高校生が、夏休みなどの単発バイトならいいけど、定期バイトするようになったら、将来は高い確率で、販売などの非正規雇用職になる。
受験勉強って馬鹿にならないとできないもの。
意識的であれ無意識であれ、大学に入学するまでは、温室を出ないほうが得するのが日本の教育制度だ。
自分で稼ぐって、温室を出て野性になることで、そうなったら受験勉強なんて馬鹿馬鹿しいことはやってられない。
金のありがたみを知るってのは、大人になること。
彼らは大学に行く人たちよりも一足先に大人になるんだよね。
ホリエモンの学歴が高校中退だったとしても、彼は同じような生き方をしてるだろうけど、今よりも苦労は10倍多かったろう。

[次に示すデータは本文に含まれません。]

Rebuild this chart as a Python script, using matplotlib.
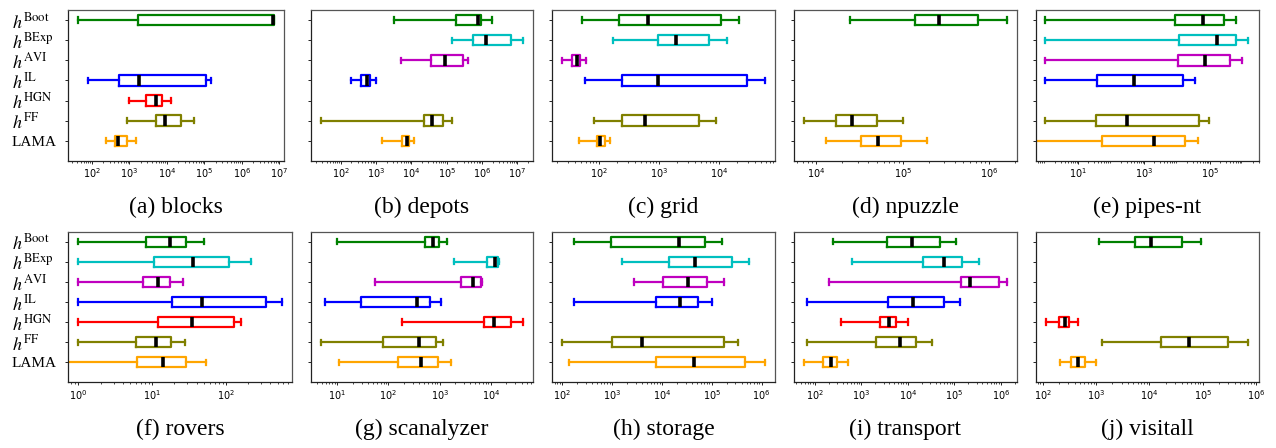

つーわけで、自分自身の経験も書いてなくて、この問題に関してはいくらでも語れるんだが、もういいかげんにしとこう。
なぜ、今になって教育カテゴリなんて書いたのか。
理由は2つあって、ひとつには、ツイッターで知り合ったニセ弟とのきっかけが、この問題に関してだったから。
ツイッターで、学生時代のバイトは役立つか論争やってて、俺はそんなの職業属性によって正反対だよってツイートした。
公務員系と自営系を両極端として。
そのツイートがすごくリツイートされて、そのときが、ニセ弟との最初のやり取りだった(おぼろな記憶では)。